We blended our voices in glee club; we blended in our navy blue uniforms. Years of Catholic school education taught me it was important to behave similarly. I listened to orchestras blend instruments to create harmonious music. I watched my mother masterfully blend seasonings to create a meal. I live in a country that prides itself on blending its cultures.
So what of Sam, the child who simply didn’t blend? My first inclination was to curb the behaviors that made him appear different.
So what of Sam, the child who simply didn’t blend? My first inclination was to curb the behaviors that made him appear different.
But Sam with his big rosy cheeks and impossibly bigger hair found it difficult to modify his behavior. After countless hours of ABA therapy, social groups, behavior incentives, and interventions I’ve long forgotten; in spite of Sam’s eagerness to please, he did not blend. I could look out at a pack of kids and pick out Sam in a nanosecond.
I redoubled my efforts to "suck the autism out of him" without stopping to wonder why it was so necessary. Finally after years of perceived failure, I wondered why it was important; how had it become the focus of our lives?
I also remembered Sam's reluctance to blend his colors; how he chose color after color, placing them side-by-side, rarely blending just having them co-exist. His seemingly random technique always evolved into a harmonious whole. Though his work was far more abstract, his approach reminded me of the Georges Seurat paintings I'd studied long ago with individual dots of color, each important to the success of the overall image.
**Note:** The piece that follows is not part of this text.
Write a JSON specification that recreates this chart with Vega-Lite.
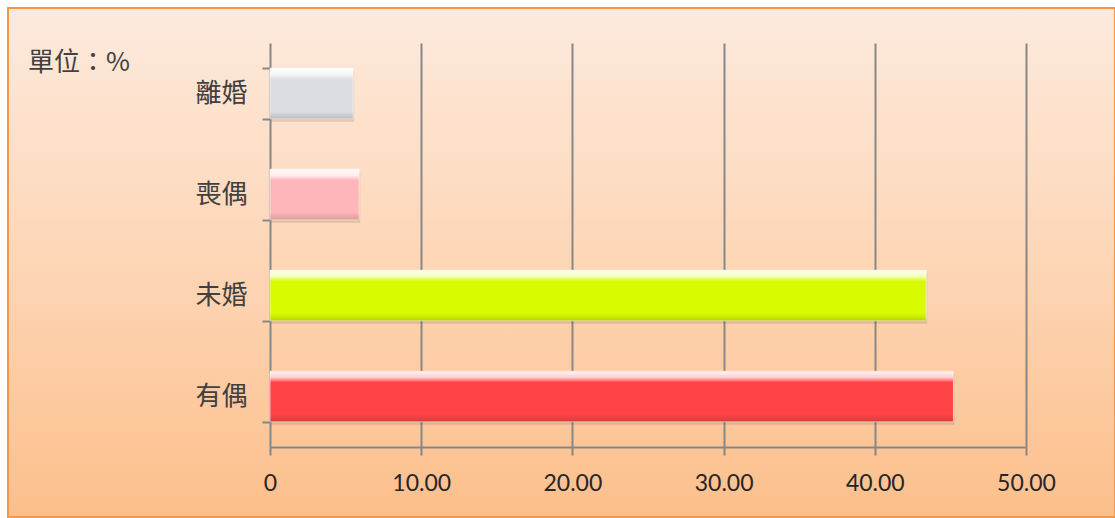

Maybe our answer lay in Sam's artwork. I began to think of our family: three very different people who managed to blend into a family, while retaining individuality – even liking our differences. Together we made a whole. Just like like those colors laid side by side in Sam's drawings: each color critical to the success of the completed whole.
I like to think Sam might one day be one of the colors in a Seurat painting that fascinated me so many years back. Up close, a bunch of random dots. Step back and the dots create entirely new colors and a beautiful image emerges. That is what I hope for Sam: retaining his individual “color” while blending together into the canvas of a harmoniously diverse community.